**Work required:** Please, without the pictures, retype exactly the lines from the start of the material through the line that holds "fig = go.Figure()".

■ ■ ■ ■

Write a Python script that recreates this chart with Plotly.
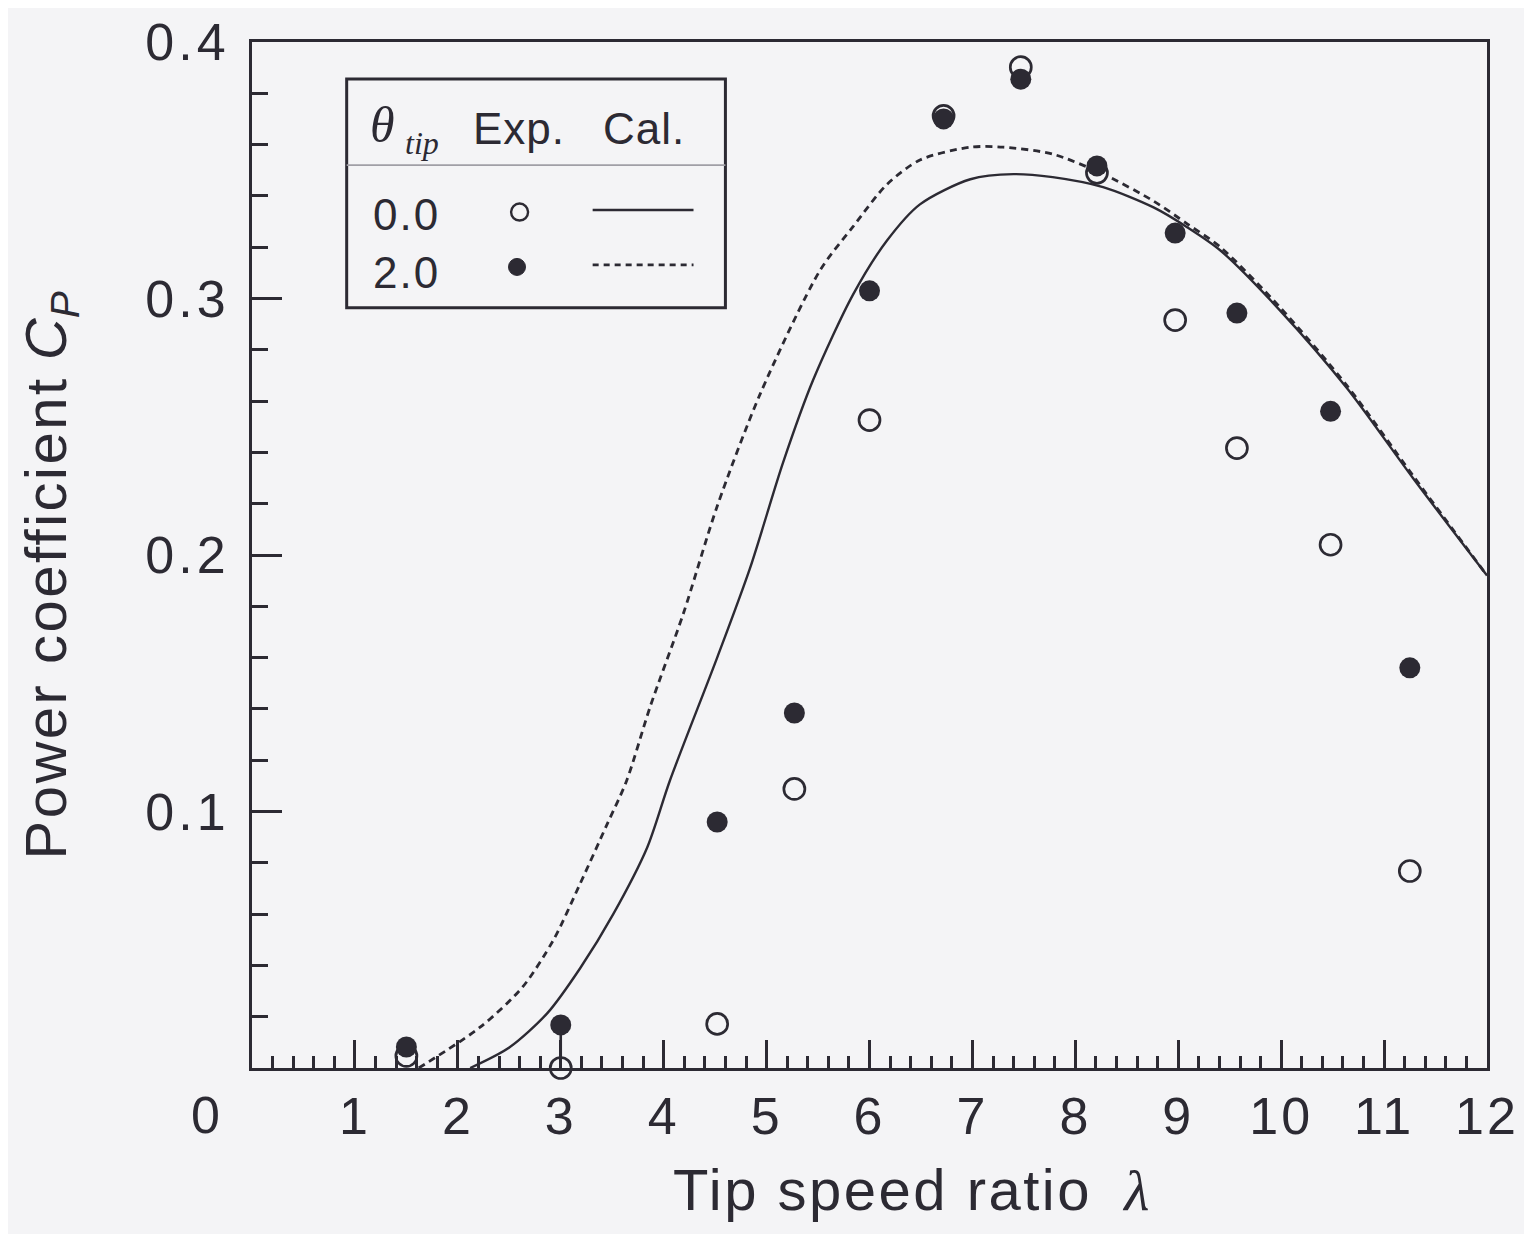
import plotly.graph_objects as go

INK = "#2c2a33"
BG = "#f4f4f6"
SANS = "Liberation Sans, Arial, Helvetica, sans-serif"
SERIF = "Liberation Serif, DejaVu Serif, serif"

# ---------------- data ----------------
lam_exp = [1.5, 3.0, 4.52, 5.27, 6.0, 6.72, 7.47, 8.21, 8.97, 9.57, 10.48, 11.25]
cp_exp_tip00 = [0.0047, 0.0, 0.0172, 0.1088, 0.2526, 0.3712, 0.3902, 0.3490, 0.2916, 0.2417, 0.2040, 0.0768]
cp_exp_tip20 = [0.0082, 0.0168, 0.0959, 0.1384, 0.3030, 0.3700, 0.3855, 0.3517, 0.3255, 0.2943, 0.2560, 0.1560]

lam_cal_tip00 = [2.12, 2.5, 2.87, 3.19, 3.51, 3.84, 4.06, 4.52, 4.84, 5.16, 5.45, 5.84, 6.17,
                 6.49, 6.98, 7.40, 7.78, 8.27, 8.76, 9.09, 9.41, 9.99, 10.64, 11.28, 12.0]
cp_cal_tip00 = [0.0, 0.008, 0.0214, 0.039, 0.060, 0.086, 0.112, 0.160, 0.195, 0.236, 0.268, 0.3015, 0.3226,
                0.3367, 0.3465, 0.3485, 0.3473, 0.3434, 0.3355, 0.3277, 0.3187, 0.2953, 0.265, 0.230, 0.192]

lam_cal_tip20 = [1.62, 2.22, 2.63, 2.93, 3.19, 3.45, 3.64, 3.87, 4.19, 4.52, 4.94, 5.52, 5.84, 6.17,
                 6.49, 6.98, 7.30, 7.78, 8.27, 8.76, 9.09, 9.41, 9.99, 10.64, 11.28, 12.0]
cp_cal_tip20 = [0.0, 0.016, 0.0316, 0.050, 0.072, 0.095, 0.112, 0.141, 0.177, 0.219, 0.263, 0.311, 0.328, 0.3445,
                0.354, 0.359, 0.359, 0.3563, 0.3485, 0.338, 0.329, 0.320, 0.2965, 0.266, 0.231, 0.192]

x_ticks = [1, 2, 3, 4, 5, 6, 7, 8, 9, 10, 11, 12]
x_ticktext = ["1", "2", "3", "4", "5", "6", "7", "8", "9", "10", "11", "12"]
y_ticks = [0.1, 0.2, 0.3, 0.4]
y_ticktext = ["0.1", "0.2", "0.3", "0.4"]


def spaced(t, px):
    return f"<span style='letter-spacing:{px}px'>{t}</span>"


fig = go.Figure()

# calculated curves
fig.add_trace(go.Scatter(x=lam_cal_tip20, y=cp_cal_tip20, mode="lines",
                         line=dict(color=INK, width=2.8, dash="7px,5px", shape="spline", smoothing=0.8),
                         showlegend=False))
fig.add_trace(go.Scatter(x=lam_cal_tip00, y=cp_cal_tip00, mode="lines",
                         line=dict(color=INK, width=2.4, shape="spline", smoothing=0.8),
                         showlegend=False))

# stem between the two experimental points at lambda = 3
stem_i = 1
fig.add_trace(go.Scatter(x=[lam_exp[stem_i], lam_exp[stem_i]],
                         y=[cp_exp_tip00[stem_i], cp_exp_tip20[stem_i]], mode="lines",
                         line=dict(color=INK, width=2.6), showlegend=False, cliponaxis=False))

# experiments
fig.add_trace(go.Scatter(x=lam_exp, y=cp_exp_tip00, mode="markers", cliponaxis=False,
                         marker=dict(symbol="circle", size=21, color=BG,
                                     line=dict(color=INK, width=2.7)), showlegend=False))
fig.add_trace(go.Scatter(x=lam_exp, y=cp_exp_tip20, mode="markers", cliponaxis=False,
                         marker=dict(symbol="circle", size=21, color=INK,
                                     line=dict(color=INK, width=0)), showlegend=False))

# ---------------- legend box (table-style) ----------------
shapes = []
box = dict(x0=0.92, x1=4.60, y0=0.2964, y1=0.3856)
shapes.append(dict(type="rect", xref="x", yref="y", **box, line=dict(color=INK, width=3),
                   fillcolor=BG, layer="above"))
shapes.append(dict(type="line", xref="x", yref="y", x0=box["x0"], x1=box["x1"], y0=0.352, y1=0.352,
                   line=dict(color="#a09fa6", width=1.6), layer="above"))
# legend symbols
shapes.append(dict(type="circle", xref="x", yref="y", xsizemode="pixel", ysizemode="pixel",
                   xanchor=2.60, yanchor=0.3337, x0=-8.5, x1=8.5, y0=-8.5, y1=8.5,
                   line=dict(color=INK, width=2.4), fillcolor=BG, layer="above"))
shapes.append(dict(type="circle", xref="x", yref="y", xsizemode="pixel", ysizemode="pixel",
                   xanchor=2.575, yanchor=0.3123, x0=-8.5, x1=8.5, y0=-8.5, y1=8.5,
                   line=dict(color=INK, width=1), fillcolor=INK, layer="above"))
shapes.append(dict(type="line", xref="x", yref="y", x0=3.31, x1=4.29, y0=0.3345, y1=0.3345,
                   line=dict(color=INK, width=2.4), layer="above"))
shapes.append(dict(type="line", xref="x", yref="y", x0=3.31, x1=4.29, y0=0.3131, y1=0.3131,
                   line=dict(color=INK, width=2.6, dash="6px,5px"), layer="above"))

annotations = []
lf = dict(family=SANS, size=44, color=INK)
C = dict(showarrow=False, xanchor="center", yanchor="middle")
annotations.append(dict(x=1.27, y=0.3675, xref="x", yref="y", text="<i>θ</i>",
                        font=dict(family=SERIF, size=50, color=INK), **C))
annotations.append(dict(x=1.65, y=0.3605, xref="x", yref="y", text="<i>tip</i>",
                        font=dict(family=SERIF, size=32, color=INK), **C))
annotations.append(dict(x=2.59, y=0.3662, xref="x", yref="y", text=spaced("Exp.", 1), font=lf, **C))
annotations.append(dict(x=3.81, y=0.3662, xref="x", yref="y", text=spaced("Cal.", 1), font=lf, **C))
annotations.append(dict(x=1.50, y=0.3326, xref="x", yref="y", text=spaced("0.0", 2), font=lf, **C))
annotations.append(dict(x=1.50, y=0.3103, xref="x", yref="y", text=spaced("2.0", 2), font=lf, **C))

# axis titles and shared origin label
annotations.append(dict(x=0.534, y=-0.119, xref="paper", yref="paper",
                        text=spaced("Tip speed ratio", 2.5)
                        + "  <span style='font-family:Liberation Serif'><i>λ</i></span>",
                        font=dict(family=SANS, size=58, color=INK), **C))
annotations.append(dict(x=-0.1636, y=0.48, xref="paper", yref="paper", textangle=-90,
                        text=spaced("Power coefficient", 2.5) + " <i>C</i><sub><i>P</i></sub>",
                        font=dict(family=SANS, size=58, color=INK), **C))
annotations.append(dict(x=-0.038, y=-0.0458, xref="paper", yref="paper", text="0",
                        font=dict(family=SANS, size=52, color=INK), **C))

fig.update_layout(
    width=1516, height=1226,
    margin=dict(l=244, r=37, t=34, b=166, autoexpand=False),
    paper_bgcolor=BG, plot_bgcolor=BG,
    showlegend=False,
    shapes=shapes, annotations=annotations,
    font=dict(family=SANS, color=INK),
)
fig.update_xaxes(
    range=[0, 12], tickmode="array", tickvals=x_ticks,
    ticktext=[spaced(t, 3) for t in x_ticktext],
    ticks="inside", ticklen=28, tickwidth=2.5, tickcolor=INK,
    minor=dict(dtick=0.2, tick0=0, ticks="inside", ticklen=12, tickwidth=2.5, tickcolor=INK),
    showline=True, linewidth=3, linecolor=INK, mirror=True,
    showgrid=False, zeroline=False, automargin=False,
    tickfont=dict(family=SANS, size=52, color=INK), ticklabelstandoff=1,
)
fig.update_yaxes(
    range=[0, 0.4], tickmode="array", tickvals=y_ticks,
    ticktext=[spaced(t, 4) for t in y_ticktext],
    ticks="inside", ticklen=30, tickwidth=2.5, tickcolor=INK,
    minor=dict(dtick=0.02, tick0=0, ticks="inside", ticklen=16, tickwidth=2.5, tickcolor=INK),
    showline=True, linewidth=3, linecolor=INK, mirror=True,
    showgrid=False, zeroline=False, automargin=False,
    tickfont=dict(family=SANS, size=52, color=INK), ticklabelstandoff=9,
)

fig.write_html("out.html")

■ ■ ■ ■

**Exercise result:**
Write a Python script that recreates this chart with Plotly.
import plotly.graph_objects as go

INK = "#2c2a33"
BG = "#f4f4f6"
SANS = "Liberation Sans, Arial, Helvetica, sans-serif"
SERIF = "Liberation Serif, DejaVu Serif, serif"

# ---------------- data ----------------
lam_exp = [1.5, 3.0, 4.52, 5.27, 6.0, 6.72, 7.47, 8.21, 8.97, 9.57, 10.48, 11.25]
cp_exp_tip00 = [0.0047, 0.0, 0.0172, 0.1088, 0.2526, 0.3712, 0.3902, 0.3490, 0.2916, 0.2417, 0.2040, 0.0768]
cp_exp_tip20 = [0.0082, 0.0168, 0.0959, 0.1384, 0.3030, 0.3700, 0.3855, 0.3517, 0.3255, 0.2943, 0.2560, 0.1560]

lam_cal_tip00 = [2.12, 2.5, 2.87, 3.19, 3.51, 3.84, 4.06, 4.52, 4.84, 5.16, 5.45, 5.84, 6.17,
                 6.49, 6.98, 7.40, 7.78, 8.27, 8.76, 9.09, 9.41, 9.99, 10.64, 11.28, 12.0]
cp_cal_tip00 = [0.0, 0.008, 0.0214, 0.039, 0.060, 0.086, 0.112, 0.160, 0.195, 0.236, 0.268, 0.3015, 0.3226,
                0.3367, 0.3465, 0.3485, 0.3473, 0.3434, 0.3355, 0.3277, 0.3187, 0.2953, 0.265, 0.230, 0.192]

lam_cal_tip20 = [1.62, 2.22, 2.63, 2.93, 3.19, 3.45, 3.64, 3.87, 4.19, 4.52, 4.94, 5.52, 5.84, 6.17,
                 6.49, 6.98, 7.30, 7.78, 8.27, 8.76, 9.09, 9.41, 9.99, 10.64, 11.28, 12.0]
cp_cal_tip20 = [0.0, 0.016, 0.0316, 0.050, 0.072, 0.095, 0.112, 0.141, 0.177, 0.219, 0.263, 0.311, 0.328, 0.3445,
                0.354, 0.359, 0.359, 0.3563, 0.3485, 0.338, 0.329, 0.320, 0.2965, 0.266, 0.231, 0.192]

x_ticks = [1, 2, 3, 4, 5, 6, 7, 8, 9, 10, 11, 12]
x_ticktext = ["1", "2", "3", "4", "5", "6", "7", "8", "9", "10", "11", "12"]
y_ticks = [0.1, 0.2, 0.3, 0.4]
y_ticktext = ["0.1", "0.2", "0.3", "0.4"]


def spaced(t, px):
    return f"<span style='letter-spacing:{px}px'>{t}</span>"


fig = go.Figure()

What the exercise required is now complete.